What are the main types of stablecoins?

The four main types of stablecoins are fiat-backed, crypto-backed, algorithmic, and commodity-backed. They are grouped by what backs each token. Fiat-backed stablecoins hold cash reserves, crypto-backed ones hold over-collateralized crypto, algorithmic ones use supply mechanisms with little reserve, and commodity-backed ones track a physical asset like gold.

What is the most common type of stablecoin?

Fiat-backed stablecoins are the most common and most widely used type. They hold cash and cash-equivalent reserves at a 1:1 ratio and can be redeemed for fiat. The two largest, USDC and USDT, are both fiat-backed and together make up roughly 84% of the roughly $309 billion stablecoin market as of mid-2026. Their simplicity and redeemability make them the default for business payments.

Which stablecoin is best for business?

For most business payments, generally fiat-backed stablecoins are the practical choice because they hold a steady dollar value and are widely accepted. The best specific stablecoin depends on the use case, reserve transparency, and the networks a business operates on. Businesses should confirm current reserve and regulatory details before relying on any single stablecoin.

Are algorithmic stablecoins safe?

Algorithmic stablecoins work differently from reserve-backed types. They hold little or no reserve and rely on a supply mechanism to hold the peg, so they depend heavily on market confidence. In the May 2022 collapse of TerraUSD, that mechanism unwound quickly once confidence fell. They are rarely used for everyday business funds.

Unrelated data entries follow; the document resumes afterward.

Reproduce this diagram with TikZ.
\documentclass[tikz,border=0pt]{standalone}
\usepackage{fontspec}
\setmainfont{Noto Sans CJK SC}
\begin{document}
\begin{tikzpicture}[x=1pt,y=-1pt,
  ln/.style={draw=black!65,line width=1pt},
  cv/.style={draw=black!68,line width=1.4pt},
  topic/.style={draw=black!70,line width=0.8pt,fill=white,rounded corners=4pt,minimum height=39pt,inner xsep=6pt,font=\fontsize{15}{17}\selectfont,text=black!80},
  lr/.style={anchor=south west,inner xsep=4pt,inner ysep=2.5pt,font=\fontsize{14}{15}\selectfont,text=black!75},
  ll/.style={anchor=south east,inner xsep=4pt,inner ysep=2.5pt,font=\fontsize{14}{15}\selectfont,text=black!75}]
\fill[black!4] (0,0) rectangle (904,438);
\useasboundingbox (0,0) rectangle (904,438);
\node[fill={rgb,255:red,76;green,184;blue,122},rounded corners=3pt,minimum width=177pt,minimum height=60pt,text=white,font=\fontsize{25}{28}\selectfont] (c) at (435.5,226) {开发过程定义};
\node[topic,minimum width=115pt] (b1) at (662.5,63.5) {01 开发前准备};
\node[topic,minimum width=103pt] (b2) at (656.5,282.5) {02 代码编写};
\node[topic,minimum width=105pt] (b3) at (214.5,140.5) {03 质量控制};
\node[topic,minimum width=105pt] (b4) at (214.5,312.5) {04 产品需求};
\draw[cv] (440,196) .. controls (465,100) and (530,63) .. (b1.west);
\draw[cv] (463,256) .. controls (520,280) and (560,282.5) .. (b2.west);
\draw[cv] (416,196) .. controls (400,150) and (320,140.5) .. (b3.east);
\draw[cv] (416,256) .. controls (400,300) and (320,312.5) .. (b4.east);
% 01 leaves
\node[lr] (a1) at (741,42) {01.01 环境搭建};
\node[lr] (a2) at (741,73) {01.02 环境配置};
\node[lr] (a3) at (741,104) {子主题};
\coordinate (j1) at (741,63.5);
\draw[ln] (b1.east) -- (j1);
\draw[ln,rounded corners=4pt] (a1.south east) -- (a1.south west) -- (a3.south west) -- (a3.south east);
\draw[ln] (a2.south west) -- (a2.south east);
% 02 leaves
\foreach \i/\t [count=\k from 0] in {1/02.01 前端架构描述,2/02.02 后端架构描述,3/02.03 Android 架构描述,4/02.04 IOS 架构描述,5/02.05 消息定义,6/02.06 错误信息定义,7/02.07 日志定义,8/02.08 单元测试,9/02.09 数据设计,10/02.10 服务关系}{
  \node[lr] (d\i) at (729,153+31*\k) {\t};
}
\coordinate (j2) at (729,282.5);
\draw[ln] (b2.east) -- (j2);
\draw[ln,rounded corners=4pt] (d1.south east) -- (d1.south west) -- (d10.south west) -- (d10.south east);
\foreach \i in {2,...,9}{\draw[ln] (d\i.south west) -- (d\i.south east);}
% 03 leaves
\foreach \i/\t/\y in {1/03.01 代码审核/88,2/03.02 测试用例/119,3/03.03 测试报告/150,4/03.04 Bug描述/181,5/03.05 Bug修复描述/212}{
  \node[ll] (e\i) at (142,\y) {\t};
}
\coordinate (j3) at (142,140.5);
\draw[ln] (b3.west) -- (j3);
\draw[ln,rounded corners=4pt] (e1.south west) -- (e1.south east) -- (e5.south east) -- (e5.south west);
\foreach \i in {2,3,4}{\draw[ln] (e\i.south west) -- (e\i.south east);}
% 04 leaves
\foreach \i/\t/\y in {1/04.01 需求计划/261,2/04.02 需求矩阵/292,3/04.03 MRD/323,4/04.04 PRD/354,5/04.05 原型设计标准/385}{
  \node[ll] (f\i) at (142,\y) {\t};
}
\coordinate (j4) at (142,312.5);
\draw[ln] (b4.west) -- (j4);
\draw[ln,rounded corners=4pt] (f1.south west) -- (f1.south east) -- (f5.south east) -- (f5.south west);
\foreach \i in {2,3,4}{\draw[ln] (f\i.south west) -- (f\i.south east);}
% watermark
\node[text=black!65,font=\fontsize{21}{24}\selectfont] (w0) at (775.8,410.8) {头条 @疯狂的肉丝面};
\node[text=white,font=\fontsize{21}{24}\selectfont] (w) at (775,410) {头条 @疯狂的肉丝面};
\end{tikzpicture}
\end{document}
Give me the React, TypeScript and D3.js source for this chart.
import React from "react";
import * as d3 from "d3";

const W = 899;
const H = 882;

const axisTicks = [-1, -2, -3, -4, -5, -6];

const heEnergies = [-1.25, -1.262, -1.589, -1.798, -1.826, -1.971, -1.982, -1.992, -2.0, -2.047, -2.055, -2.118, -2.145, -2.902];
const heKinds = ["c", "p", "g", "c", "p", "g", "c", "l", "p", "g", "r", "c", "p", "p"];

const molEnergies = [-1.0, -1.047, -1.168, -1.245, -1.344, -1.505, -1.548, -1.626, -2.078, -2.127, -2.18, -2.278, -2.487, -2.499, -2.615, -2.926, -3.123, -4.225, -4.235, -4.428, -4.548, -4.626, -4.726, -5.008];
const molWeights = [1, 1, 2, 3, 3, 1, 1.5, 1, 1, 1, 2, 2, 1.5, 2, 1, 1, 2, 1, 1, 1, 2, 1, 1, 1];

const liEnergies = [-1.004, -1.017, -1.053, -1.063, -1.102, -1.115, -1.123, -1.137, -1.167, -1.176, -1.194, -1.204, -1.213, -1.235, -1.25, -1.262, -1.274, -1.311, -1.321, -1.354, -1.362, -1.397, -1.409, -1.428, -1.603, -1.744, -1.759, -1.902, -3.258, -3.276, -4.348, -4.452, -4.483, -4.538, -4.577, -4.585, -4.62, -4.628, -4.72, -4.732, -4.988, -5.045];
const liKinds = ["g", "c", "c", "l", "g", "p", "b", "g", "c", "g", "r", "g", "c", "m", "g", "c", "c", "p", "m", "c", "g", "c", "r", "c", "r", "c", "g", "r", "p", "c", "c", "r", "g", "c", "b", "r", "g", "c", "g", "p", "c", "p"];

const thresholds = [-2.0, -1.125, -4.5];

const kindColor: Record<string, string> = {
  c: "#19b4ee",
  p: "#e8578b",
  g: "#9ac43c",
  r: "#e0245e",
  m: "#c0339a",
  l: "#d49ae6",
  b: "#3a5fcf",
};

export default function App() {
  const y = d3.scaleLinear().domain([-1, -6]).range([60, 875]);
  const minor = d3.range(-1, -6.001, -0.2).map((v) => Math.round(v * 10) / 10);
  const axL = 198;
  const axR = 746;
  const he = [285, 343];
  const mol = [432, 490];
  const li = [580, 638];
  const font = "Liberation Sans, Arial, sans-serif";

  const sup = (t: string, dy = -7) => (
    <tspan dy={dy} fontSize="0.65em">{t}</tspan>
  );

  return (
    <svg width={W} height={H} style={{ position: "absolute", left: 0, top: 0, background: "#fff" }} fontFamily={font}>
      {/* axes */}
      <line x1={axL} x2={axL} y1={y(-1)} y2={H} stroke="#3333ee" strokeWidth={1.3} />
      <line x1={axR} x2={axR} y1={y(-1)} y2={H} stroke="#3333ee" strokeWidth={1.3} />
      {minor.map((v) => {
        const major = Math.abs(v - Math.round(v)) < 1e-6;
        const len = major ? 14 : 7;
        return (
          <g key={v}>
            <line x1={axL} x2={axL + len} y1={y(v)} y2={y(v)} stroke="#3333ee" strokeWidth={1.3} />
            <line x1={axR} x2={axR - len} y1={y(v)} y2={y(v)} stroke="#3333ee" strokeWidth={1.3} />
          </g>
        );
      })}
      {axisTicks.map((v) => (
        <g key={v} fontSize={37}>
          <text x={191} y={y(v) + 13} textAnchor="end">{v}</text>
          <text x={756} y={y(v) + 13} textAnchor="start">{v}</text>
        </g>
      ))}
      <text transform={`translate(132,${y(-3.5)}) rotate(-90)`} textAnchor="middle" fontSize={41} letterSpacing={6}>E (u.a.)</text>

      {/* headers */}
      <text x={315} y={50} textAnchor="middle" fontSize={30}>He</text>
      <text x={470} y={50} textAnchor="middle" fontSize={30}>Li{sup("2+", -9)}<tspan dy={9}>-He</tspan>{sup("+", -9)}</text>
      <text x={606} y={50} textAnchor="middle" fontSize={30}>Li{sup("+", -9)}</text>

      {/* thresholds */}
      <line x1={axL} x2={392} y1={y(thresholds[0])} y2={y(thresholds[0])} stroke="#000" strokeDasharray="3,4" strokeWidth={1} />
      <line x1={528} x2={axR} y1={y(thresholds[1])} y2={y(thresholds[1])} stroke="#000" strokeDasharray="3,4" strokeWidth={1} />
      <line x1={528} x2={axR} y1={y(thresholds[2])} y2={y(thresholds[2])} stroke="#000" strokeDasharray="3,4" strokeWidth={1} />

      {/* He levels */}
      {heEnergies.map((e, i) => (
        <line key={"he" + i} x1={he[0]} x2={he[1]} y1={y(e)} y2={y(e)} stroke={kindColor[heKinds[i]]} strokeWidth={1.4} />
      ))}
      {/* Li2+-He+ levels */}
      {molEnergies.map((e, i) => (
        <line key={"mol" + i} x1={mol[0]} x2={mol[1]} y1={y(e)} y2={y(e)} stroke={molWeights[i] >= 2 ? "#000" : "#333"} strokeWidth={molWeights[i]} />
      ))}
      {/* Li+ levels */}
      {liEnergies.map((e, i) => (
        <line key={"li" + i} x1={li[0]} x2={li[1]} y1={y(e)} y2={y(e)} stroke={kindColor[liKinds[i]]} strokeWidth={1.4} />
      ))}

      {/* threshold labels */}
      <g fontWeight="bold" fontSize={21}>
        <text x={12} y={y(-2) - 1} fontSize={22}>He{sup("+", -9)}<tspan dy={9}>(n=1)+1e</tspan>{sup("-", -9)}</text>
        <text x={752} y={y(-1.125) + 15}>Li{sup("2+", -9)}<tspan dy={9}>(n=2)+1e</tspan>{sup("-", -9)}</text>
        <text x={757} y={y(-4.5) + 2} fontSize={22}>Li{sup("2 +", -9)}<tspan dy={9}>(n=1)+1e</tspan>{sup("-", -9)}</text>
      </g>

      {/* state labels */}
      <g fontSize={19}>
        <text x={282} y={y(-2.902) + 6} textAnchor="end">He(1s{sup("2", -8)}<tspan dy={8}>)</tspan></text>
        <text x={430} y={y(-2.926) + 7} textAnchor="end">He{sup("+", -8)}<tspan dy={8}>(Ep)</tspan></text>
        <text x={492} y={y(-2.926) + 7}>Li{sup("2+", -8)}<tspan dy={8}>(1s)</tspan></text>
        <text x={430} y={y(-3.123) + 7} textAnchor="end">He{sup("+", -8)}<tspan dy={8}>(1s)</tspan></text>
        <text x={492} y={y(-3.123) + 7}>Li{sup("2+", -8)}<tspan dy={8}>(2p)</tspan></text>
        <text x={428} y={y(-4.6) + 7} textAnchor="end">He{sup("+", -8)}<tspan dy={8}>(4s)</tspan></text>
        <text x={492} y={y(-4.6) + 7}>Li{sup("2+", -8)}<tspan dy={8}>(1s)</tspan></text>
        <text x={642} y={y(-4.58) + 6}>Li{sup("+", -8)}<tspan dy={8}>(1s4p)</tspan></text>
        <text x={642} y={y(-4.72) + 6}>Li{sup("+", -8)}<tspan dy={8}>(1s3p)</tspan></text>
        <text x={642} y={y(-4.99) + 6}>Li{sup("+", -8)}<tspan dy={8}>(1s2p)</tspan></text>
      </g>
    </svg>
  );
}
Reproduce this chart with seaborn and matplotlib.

How are stablecoins backed?

Stablecoins are backed in different ways depending on type. Fiat-backed stablecoins hold cash and cash-equivalent reserves. Crypto-backed stablecoins hold over-collateralized cryptocurrency. Commodity-backed stablecoins hold a physical asset such as gold. Algorithmic stablecoins hold little or no reserve and instead use code to manage supply and maintain the peg.